Westervik Gin: Swedish gin has been revived in this historic city of trade
By Xander Brett | Photos: Westervik Gin
In Kalmar County, around three hours south of Stockholm, the city of Västervik is reclaiming its history as a centre of liquor production. Working closely with the local museum, Westervik Gin is the movement’s driving force.
Västervik – an archipelago settlement in northeast Småland – was known for years as ‘bränneriholmen’ (meaning ‘liquor-distillery island’). Over time, the title lost currency. But Westervik Gin is on a mission is to reclaim it. The gin company’s founder Christer Larsson says his revelation came on the island of Gotland, when he noticed all the bars in Visby were selling the same brand of gin.
Hoping to corner the underdeveloped market with his own brand of local gin, he gathered eight friends to present his vision and recruit support. Everyone was on board. Today, Westervik Gin is the name on the shelves, and ‘bränneriholmen’ once again adorns a locally produced gin.
Backbone flavours in the range include classic gin-notes of juniper and cardamom. “Our dry gin is the most popular,” says the company’s resident ‘taste master’, sommelier Calle Hydbom Ulvaeus. “But we’ve also had a really positive reaction to our pink gin.” Westervik Gin can be ordered for delivery and bought in Sweden’s Systembolaget network, where the high-quality gin stands shoulder to shoulder with the country’s most beloved aquavits.
“Alcohol is what Västervik was built on. The industry helped to build schools and invest in railways, and Västervik became the first town in the county to adopt electricity,” Larsson explains. That’s why Westervik Gin is committed to giving back, and the company has already donated to the local museum, helping them stage an exhibition about the city’s liquor history. “We have the same philosophy as our forefathers,” says Larsson.
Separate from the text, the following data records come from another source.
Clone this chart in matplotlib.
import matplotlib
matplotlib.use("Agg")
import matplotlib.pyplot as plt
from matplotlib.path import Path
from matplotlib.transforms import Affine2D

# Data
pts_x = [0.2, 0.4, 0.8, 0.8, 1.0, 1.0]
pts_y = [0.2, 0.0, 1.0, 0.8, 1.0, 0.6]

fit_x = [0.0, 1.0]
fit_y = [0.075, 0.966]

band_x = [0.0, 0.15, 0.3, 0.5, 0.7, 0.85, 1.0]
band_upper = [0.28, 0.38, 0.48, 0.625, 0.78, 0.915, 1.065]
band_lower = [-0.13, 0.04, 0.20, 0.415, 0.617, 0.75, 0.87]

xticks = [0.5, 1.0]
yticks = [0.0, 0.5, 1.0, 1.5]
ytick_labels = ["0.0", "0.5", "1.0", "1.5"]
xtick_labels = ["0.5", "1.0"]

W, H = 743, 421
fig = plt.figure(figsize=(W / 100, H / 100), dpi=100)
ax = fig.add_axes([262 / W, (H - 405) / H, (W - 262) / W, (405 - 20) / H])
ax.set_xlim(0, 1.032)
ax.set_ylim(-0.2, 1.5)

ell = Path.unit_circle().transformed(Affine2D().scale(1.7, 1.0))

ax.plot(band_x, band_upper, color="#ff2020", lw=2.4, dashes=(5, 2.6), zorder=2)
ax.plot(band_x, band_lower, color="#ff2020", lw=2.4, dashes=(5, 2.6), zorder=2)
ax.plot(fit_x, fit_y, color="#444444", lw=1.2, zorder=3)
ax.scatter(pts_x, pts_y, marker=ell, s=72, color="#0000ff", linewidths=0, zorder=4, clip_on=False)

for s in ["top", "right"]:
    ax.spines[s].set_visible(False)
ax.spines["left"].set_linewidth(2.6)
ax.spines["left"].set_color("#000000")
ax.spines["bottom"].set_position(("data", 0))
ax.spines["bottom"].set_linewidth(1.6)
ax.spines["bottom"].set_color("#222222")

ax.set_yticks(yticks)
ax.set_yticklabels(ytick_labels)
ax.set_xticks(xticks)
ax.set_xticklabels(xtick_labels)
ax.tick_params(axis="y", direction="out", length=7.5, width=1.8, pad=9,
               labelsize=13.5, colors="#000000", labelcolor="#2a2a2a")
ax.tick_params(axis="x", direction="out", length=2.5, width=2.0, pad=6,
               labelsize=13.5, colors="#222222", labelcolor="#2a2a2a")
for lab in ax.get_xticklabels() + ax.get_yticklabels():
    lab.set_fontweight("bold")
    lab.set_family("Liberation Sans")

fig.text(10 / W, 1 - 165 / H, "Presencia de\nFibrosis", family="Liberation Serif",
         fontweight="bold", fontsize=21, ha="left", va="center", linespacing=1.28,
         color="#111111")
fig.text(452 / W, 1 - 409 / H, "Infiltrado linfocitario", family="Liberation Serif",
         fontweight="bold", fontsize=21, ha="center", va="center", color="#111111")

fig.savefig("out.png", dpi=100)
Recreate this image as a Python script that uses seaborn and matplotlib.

Downtown Västervik is right on the coast of the Baltic Sea, where its cluster of islands and vast golf course are the sum of its developing tourist industry. Västervik remains a city of traders; its harbour provided easy access for merchants in the liquor trade, and the surrounding forests supplied oak for the warships of Gustaf Vasa, Sweden’s ‘founding father’. Today, all is peaceful, save for the cry of seagulls. Västervik is a myriad of boulevards and alleys lined – thanks to this army of nine – with well-stocked bars.